90s Mariah Carey.

11 04 2012

I love 90s Mariah Carey. From 1990-1997, that’s when she truly was loved by me. I still love her. I still play Dream Lover on a daily basis. In my mind, it’s the perfect song to serenade some poor soul with. If I ever end up shouting the lyrics at your face, I am comfortable with you. I doubt it will ever happen. For fear of singing the wrong words but its okay because I’ve got a dance routine to it. That comes out when I’m a bit drunk because I do not care. I mean, I rarely care but when it comes to 90s Mazza C, I care a LOT.

I wish I knew where or why my love for 90s Mariah came from. I remember hearing Visions of Love when I was so young. I then remember seeing her on Top Of The Pops and just being in awe. I was probably amazed that a person could sing as high as that. Did I used to try copy her? I did. I’m not ashamed. I don’t have a high-pitched voice at all, I’m convinced I sound (and look) like a man with severe issues so I really did fail at trying to be like Mariah. When she hits that note on Emotions, I still wish I could hit that note. Instead I just sound like a gentle Barry White. Real gentle.

Now, let’s talk about Fantasy. Firstly the sample is CRAZY. Off the scale kind of crazy. Then we have the Bad Boy remix with THE muchly missed Ol’ Dirty Bastard. I can rap like him for sure. When he chimes in with “Me and Mariaaaaaaaaaaaaaaaaaaaah.” Oh sweet fuckery it is beautiful. I challenge you to not do that with him. You can’t help yourself. I’d probably serenade someone with this if I could to be honest. I have never been so distracted in my life writing this. I just feel the need to make up new dance routines and hit that high note. What is wrong with me?!

Okay so I’ve loved Mariah as long as I can remember. I’ve never really cared about the lyrics, I just really loved the music. As a child I would dance to ANYTHING. I probably danced to all the adverts I saw. I couldn’t sit still. Now? Well, I’d appreciate it if there were beds in clubs so I could rest you know? Getting on a bit here. I just loved dancing to anything when I was a kid. I got thrown out of Ballet but err..that’s a different story. Her music just made me so bloody happy. It still does- only her stuff from the 90s though. Touch My Body is a bit crap isn’t it? But let’s be honest, you love it anyway. I’d probably dance to it.
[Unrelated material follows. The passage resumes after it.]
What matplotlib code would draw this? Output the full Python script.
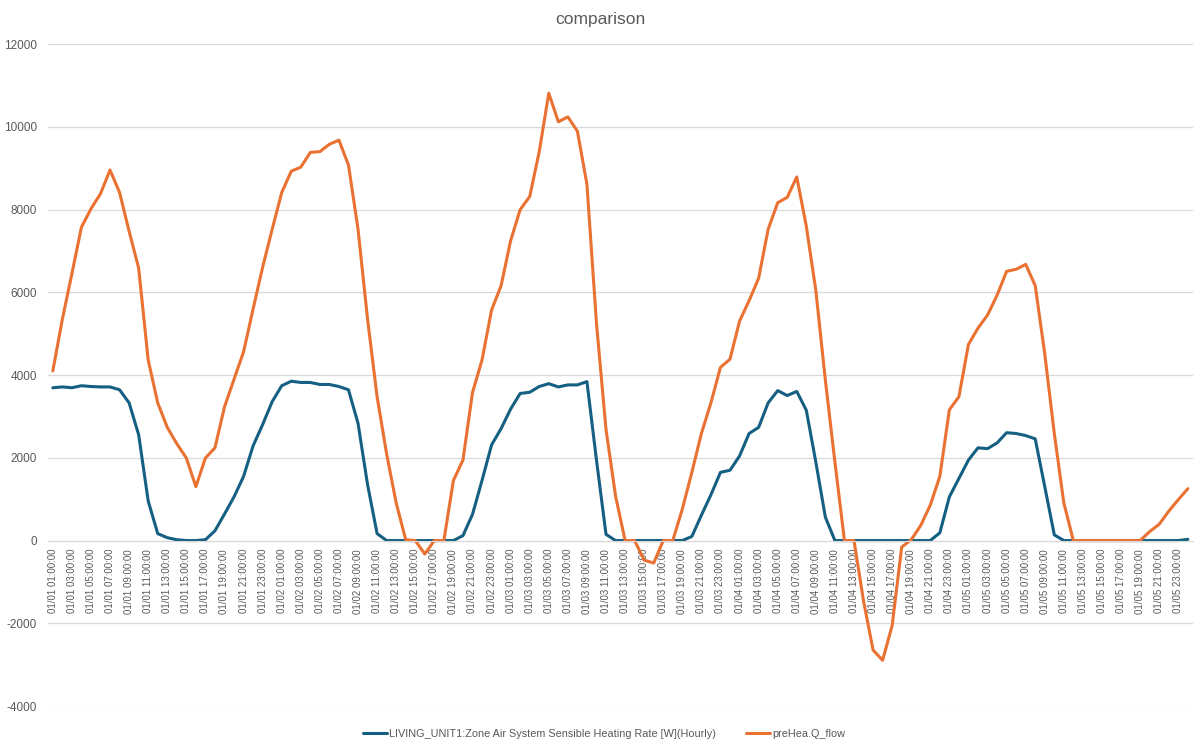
import numpy as np
import pandas as pd
import matplotlib
matplotlib.use("Agg")
import matplotlib.pyplot as plt
from matplotlib import font_manager

# hourly values (01/01 01:00 .. 01/05 24:00)
zone_heating_rate = [
    3694, 3714, 3694, 3743, 3724, 3714, 3714, 3645, 3329, 2558,
    958, 168, 69, 20, 0, 0, 20, 237, 640, 1057,
    1551, 2291, 2805, 3358, 3743, 3852, 3822, 3822, 3773, 3773,
    3724, 3645, 2835, 1353, 168, 0, 0, 0, 0, 0,
    0, 0, 0, 119, 632, 1452, 2311, 2706, 3180, 3556,
    3585, 3724, 3793, 3714, 3763, 3763, 3842, 1946, 150, 0,
    0, 0, 0, 0, 0, 0, 0, 99, 612, 1106,
    1649, 1699, 2045, 2588, 2736, 3329, 3625, 3506, 3605, 3150,
    1896, 563, 0, 0, 0, 0, 0, 0, 0, 0,
    0, 0, 0, 188, 1057, 1501, 1946, 2242, 2222, 2360,
    2607, 2588, 2538, 2459, 1304, 138, 0, 0, 0, 0,
    0, 0, 0, 0, 0, 0, 0, 0, 0, 30,
]
prehea_q_flow = [
    4100, 5350, 6450, 7575, 8020, 8385, 8958, 8415, 7477, 6588,
    4366, 3329, 2736, 2341, 1995, 1304, 1995, 2242, 3230, 3900,
    4563, 5600, 6608, 7526, 8415, 8929, 9028, 9383, 9403, 9581,
    9679, 9077, 7526, 5353, 3477, 2094, 909, 20, 0, -326,
    0, 0, 1452, 1946, 3575, 4366, 5571, 6163, 7250, 8000,
    8316, 9403, 10815, 10124, 10242, 9897, 8613, 5254, 2687, 1080,
    0, 0, -474, -543, 0, 0, 760, 1649, 2588, 3329,
    4188, 4385, 5304, 5798, 6341, 7526, 8168, 8297, 8791, 7600,
    6045, 3872, 1896, 0, 0, -1462, -2647, -2894, -2054, -158,
    20, 365, 859, 1551, 3161, 3477, 4741, 5136, 5452, 5930,
    6509, 6558, 6677, 6163, 4514, 2588, 909, 0, 0, 0,
    0, 0, 0, 0, 0, 217, 395, 711, 988, 1254,
]
series_names = [
    "LIVING_UNIT1:Zone Air System Sensible Heating Rate [W](Hourly)",
    "preHea.Q_flow",
]
timestamps = pd.date_range("2001-01-01 01:00", periods=len(zone_heating_rate), freq="h")
tick_labels = [t.strftime("%m/%d %H:%M:%S") for t in timestamps]
y_ticks = [-4000, -2000, 0, 2000, 4000, 6000, 8000, 10000, 12000]

available = {f.name for f in font_manager.fontManager.ttflist}
narrow = "Liberation Sans Narrow" in available
font = "Liberation Sans Narrow" if narrow else "Liberation Sans"
plt.rcParams["font.family"] = [font, "DejaVu Sans"]

text_grey = "#595959"
fig = plt.figure(figsize=(12.01, 7.49), dpi=100)
ax = fig.add_axes([0.040, 0.0574, 0.953, 0.8836])

# category axis crosses the value axis at zero (set before styling ticks)
ax.spines["bottom"].set_position(("data", 0))
for side in ["top", "right", "left"]:
    ax.spines[side].set_visible(False)
ax.spines["bottom"].set_color("#D9D9D9")

x = np.arange(len(zone_heating_rate))
ax.plot(x, zone_heating_rate, color="#156082", linewidth=2.2, label=series_names[0],
        solid_joinstyle="round", solid_capstyle="round")
ax.plot(x, prehea_q_flow, color="#E97132", linewidth=2.2, label=series_names[1],
        solid_joinstyle="round", solid_capstyle="round")

ax.set_xlim(-0.5, len(x) - 0.5)
ax.set_ylim(-4000, 12000)
ax.set_yticks(y_ticks)
ax.set_yticklabels([str(v) for v in y_ticks], fontsize=9 if narrow else 8.5, color=text_grey)
ax.grid(axis="y", color="#D9D9D9", linewidth=0.9)
ax.set_axisbelow(True)

ax.set_xticks(x[::2])
ax.set_xticklabels(tick_labels[::2], rotation=90, fontsize=8.5 if narrow else 7.0,
                   color=text_grey, va="top", ha="center")
ax.tick_params(axis="both", length=0)
ax.tick_params(axis="x", pad=6)
ax.tick_params(axis="y", pad=8)

fig.suptitle("comparison", x=0.5, y=0.984, va="top", fontsize=12.5, color=text_grey)
fig.legend(loc="lower center", bbox_to_anchor=(0.503, 0.0), ncol=2, frameon=False,
           fontsize=9 if narrow else 7.8, labelcolor=text_grey, handlelength=2.2,
           handletextpad=0.2, columnspacing=2.8)

fig.savefig("out.png", dpi=100)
Her debut record is incredible. The songs are HUGE. Every single song is a bloody anthem. Empowering and euphoric. Stop acting as if you are better than this and embrace the fact that you enjoy a bit of 90s Mariah. Her ballads have always reduced me to tears, I cannot handle it. I remember hearing her cover of Without You and cried. It was 1993 wasn’t it? I just bawled.

Always Be My Baby could be borderline stalker-ish, right? I wouldn’t serenade anyone with that. Although, I did love seeing Mariah loving life to the fullest on the swing in that video. I think after seeing that, I asked my dad to build a swing in the back garden for me. He did, bless him. I think it was the only time he did something nice for me.

So in short, I just really adore 90s Mariah Carey. All too often when I say I like a band or singer, I get this weird facial expression from the person I am telling followed by “You can’t listen to that.” Look, just because I wear black and I class The Jesus And Mary Chain and Garbage as my favourites of all time does NOT mean I can limit myself to what I listen to. Celine Dion has done some of the BEST power ballads of all time. Kelly Clarkson makes me want to yell empowering things at the top of my voice. I think Demi Lovato is an amazing role model for kids. WHAT? Piss off with your assumptions. Music snobs are awful, there’s no need for it. You stick to being a pretentious jumped up so and so..and I’ll carry on listening to some Mazza C. Deal? Cool.